Mientras tanto, otro actor se imponía en la trama: la totoaba (Totoaba macdonaldi), un pez cuyas vejigas natatorias alcanzaron en el mercado negro chino un valor superior al de la cocaína, por lo que en el mercado negro se le conoce como “oro blanco” o “cocaína acuática”, por su altísimo valor en China.
El interés en esta especie comenzó porque su vejiga era lo más parecido a la de la bahaba, un pez asiático sobreexplotado hasta el colapso. En China se considera una delicatessen y un producto con supuestas propiedades medicinales, lo que disparó su valor como artículo de lujo. Esto llevó a narcotraficantes a cambiar a un negocio “más seguro” y el contrabando convirtió al Alto Golfo en escenario de crimen organizado transnacional.
Pescadores ilegales, carteles locales y mafias asiáticas tejieron una red donde la vaquita fue víctima colateral, atrapada en las mismas redes que pescaban totoaba, también en peligro de extinción. En las playas de la región, aparecían los restos mutilados de estos peces de metro y medio (mismo tamaño de la vaquita), con el cuerpo abandonado y la vejiga extraída, evidencia brutal de un negocio que devoraba tanto a la totoaba como a la vaquita.
El drama no pasó inadvertido. La vaquita se ganó un apodo que apelaba al corazón global: “el panda del mar”. Documentales y libros intentaron inmortalizarla, movilizando a la opinión pública internacional.
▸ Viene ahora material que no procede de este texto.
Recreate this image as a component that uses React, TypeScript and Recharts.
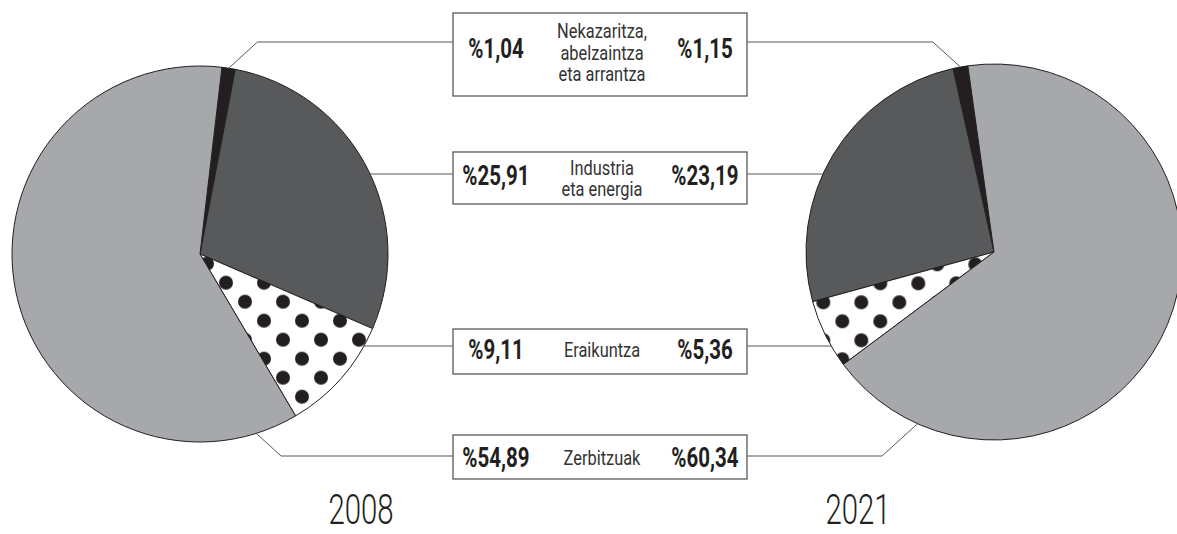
import { PieChart, Pie, Cell } from "recharts"

// sectors, 2008 vs 2021 (shares as printed, they don't add up to 100)
const categories = [
  "Nekazaritza, abelzaintza eta arrantza",
  "Industria eta energia",
  "Eraikuntza",
  "Zerbitzuak"
]
const categoryLines = [
  ["Nekazaritza,", "abelzaintza", "eta arrantza"],
  ["Industria", "eta energia"],
  ["Eraikuntza"],
  ["Zerbitzuak"]
]
const values2008 = [1.04, 25.91, 9.11, 54.89]
const values2021 = [1.15, 23.19, 5.36, 60.34]
const years = ["2008", "2021"]

const W = 1177
const H = 534
const R = 188
const FONT = "Roboto, 'Liberation Sans', sans-serif"
const INK = "#231f20"
const LINE = "#58595b"

// layout of the middle boxes
const BOX_L = 453
const BOX_R = 747
const rowLineY = [42, 174, 346, 456]
const boxes = [
  { y: 13, h: 83, valueY: 58, labelY: [38, 60, 81] },
  { y: 152, h: 52, valueY: 185, labelY: [175, 196] },
  { y: 329, h: 45, valueY: 359, labelY: [357] },
  { y: 435, h: 44, valueY: 467, labelY: [465] }
]

// where each leader line leaves the pie: "mid" = slice middle, "h" = straight across, number = deg clockwise from north
const leftAnchors: (string | number)[] = ["mid", "h", "h", 162.6]
const rightAnchors: (string | number)[] = ["mid", "h", "h", 204]

const RAD = Math.PI / 180

const fmt = (v: number) => "%" + v.toFixed(2).replace(".", ",")

function leader(anchors: (string | number)[], edgeX: number) {
  return (p: any) => {
    const { cx, cy, outerRadius: r, midAngle, index } = p
    const rowY = rowLineY[index]
    const a = anchors[index]
    const dir = edgeX > cx ? 1 : -1
    let pts: number[][]
    if (a === "h") {
      const dy = rowY - cy
      const x = cx + dir * Math.sqrt(r * r - dy * dy)
      pts = [[x, rowY], [edgeX, rowY]]
    } else {
      const ang = a === "mid" ? midAngle : 90 - (a as number)
      const sx = cx + r * Math.cos(-ang * RAD)
      const sy = cy + r * Math.sin(-ang * RAD)
      const ex = sx + dir * Math.abs(sy - rowY) * 1.1
      pts = [[sx, sy], [ex, rowY], [edgeX, rowY]]
    }
    return (
      <polyline
        key={"leader-" + edgeX + "-" + index}
        points={pts.map((q) => q.join(",")).join(" ")}
        fill="none"
        stroke={LINE}
        strokeWidth={1}
      />
    )
  }
}

function DotPattern({ id, x, y }: { id: string; x: number; y: number }) {
  return (
    <pattern id={id} patternUnits="userSpaceOnUse" x={x} y={y} width={38} height={38}>
      <rect width={38} height={38} fill="#fff" />
      {[[0, 0], [38, 0], [0, 38], [38, 38], [19, 19]].map(([px, py], i) => (
        <circle key={i} cx={px} cy={py} r={7} fill={INK} />
      ))}
    </pattern>
  )
}

export default function App() {
  const data2008 = values2008.map((v, i) => ({ name: categories[i], value: v }))
  const data2021 = values2021.map((v, i) => ({ name: categories[i], value: v }))

  const fillsL = [INK, "#58595b", "url(#dotsL)", "#a7a8ab"]
  const fillsR = [INK, "#58595b", "url(#dotsR)", "#a7a8ab"]

  return (
    <div style={{ position: "absolute", left: 0, top: 0, width: W, height: H, background: "#fff", overflow: "hidden" }}>

      <PieChart width={W} height={H} margin={{ top: 0, right: 0, bottom: 0, left: 0 }}>
        <defs>
          <DotPattern id="dotsL" x={17} y={35.7} />
          <DotPattern id="dotsR" x={6.3} y={17.3} />
        </defs>

        <Pie
          data={data2008}
          dataKey="value"
          cx={200}
          cy={254}
          outerRadius={R}
          startAngle={83.3}
          endAngle={-276.7}
          stroke={INK}
          strokeWidth={1}
          label={leader(leftAnchors, BOX_L)}
          labelLine={false}
          isAnimationActive={false}
        >
          {data2008.map((_, i) => (
            <Cell key={i} fill={fillsL[i]} stroke={INK} strokeWidth={1} />
          ))}
        </Pie>

        <Pie
          data={data2021}
          dataKey="value"
          cx={994}
          cy={252}
          outerRadius={R}
          startAngle={98}
          endAngle={458}
          stroke={INK}
          strokeWidth={1}
          label={leader(rightAnchors, BOX_R)}
          labelLine={false}
          isAnimationActive={false}
        >
          {data2021.map((_, i) => (
            <Cell key={i} fill={fillsR[i]} stroke={INK} strokeWidth={1} />
          ))}
        </Pie>
      </PieChart>

      {/* boxes, labels and years */}
      <svg width={W} height={H} style={{ position: "absolute", left: 0, top: 0, pointerEvents: "none" }}>
        {boxes.map((b, i) => (
          <g key={i} fontFamily={FONT}>
            <rect x={BOX_L} y={b.y} width={BOX_R - BOX_L} height={b.h} fill="#fff" stroke={LINE} strokeWidth={1.3} />
            <text
              transform={`translate(496,${b.valueY}) scale(0.76,1)`}
              textAnchor="middle"
              fontSize={27}
              fontWeight={700}
              fill={INK}
            >
              {fmt(values2008[i])}
            </text>
            <text
              transform={`translate(705,${b.valueY}) scale(0.76,1)`}
              textAnchor="middle"
              fontSize={27}
              fontWeight={700}
              fill={INK}
            >
              {fmt(values2021[i])}
            </text>
            {categoryLines[i].map((t, j) => (
              <text
                key={j}
                transform={`translate(602,${b.labelY[j]}) scale(0.82,1)`}
                textAnchor="middle"
                fontSize={20}
                fontWeight={400}
                fill="#333"
              >
                {t}
              </text>
            ))}
          </g>
        ))}

        {years.map((y, i) => (
          <text
            key={y}
            transform={`translate(${i === 0 ? 361 : 858},524) scale(0.7,1)`}
            textAnchor="middle"
            fontFamily={FONT}
            fontSize={42}
            fontWeight={300}
            fill={INK}
          >
            {y}
          </text>
        ))}
      </svg>

    </div>
  )
}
Pero lejos de la alfombra roja, en San Felipe y otras comunidades costeras, la historia se volvió más oscura. Los enfrentamientos entre pescadores, autoridades y ambientalistas escalaron. Incendiaron barcos y vehículos de vigilancia, sobraban las amenazas de muerte y episodios de violencia que llevaron a varias organizaciones internacionales a retirarse de la zona.
Hoy, la vaquita está al borde de la extinción. Se estima que quedan menos de 20 individuos. Pero, contra todo pronóstico, todavía sobrevive. Estudios recientes muestran que hay crías, un signo milagroso de que la especie se resiste a desaparecer. Incluso cuando el interés mediático y político ha decaído, la vaquita continúa desafiando las estadísticas. Gracias a los dispositivos acústicos (CPOD) instalados en el mar de Cortés sabemos que, aunque casi nunca la vemos, aún la escuchamos, recordándonos que sigue ahí.
Su existencia plantea preguntas incómodas. ¿Cómo es posible que, con tanto dinero invertido, tanta ciencia y tanta atención internacional, hayamos llegado a este punto? ¿Qué dice de nosotros como humanidad que una especie tenga que vivir escondida, en un rincón vigilado por el crimen organizado, para poder persistir?
La vaquita es, en muchos sentidos, un espejo de nuestros fracasos. La corrupción que erosiona políticas bien intencionadas, la incapacidad de construir confianza con las comunidades, la voracidad de los mercados ilegales y la violencia que los acompaña. Pero también es símbolo de algo más profundo: la resiliencia de la naturaleza.
Mientras los seres humanos discutimos, acusamos y fallamos, la vaquita sigue allí, invisible pero viva, recordándonos que la vida no siempre se rinde ante nuestra torpeza. Tal vez ese sea el mensaje que deja este fantasma marino, que incluso en medio del abandono y la violencia, basta una tregua, un respiro, para que la naturaleza se aferre a la existencia.
La vaquita no necesita reflectores ni experimentos invasivos. Necesita prácticas de pesca responsable y un mínimo de paz. Lo increíble no es que esté a punto de desaparecer, sino que aún esté aquí. Y en esa resistencia silenciosa, hay una lección de humildad que no deberíamos ignorar. La naturaleza no nos pertenece y, muchas veces, puede sobrevivir a pesar de nosotros, no gracias a nosotros.
Aimée Leslie es gestora ambiental y doctora en transiciones hacia la sostenibilidad.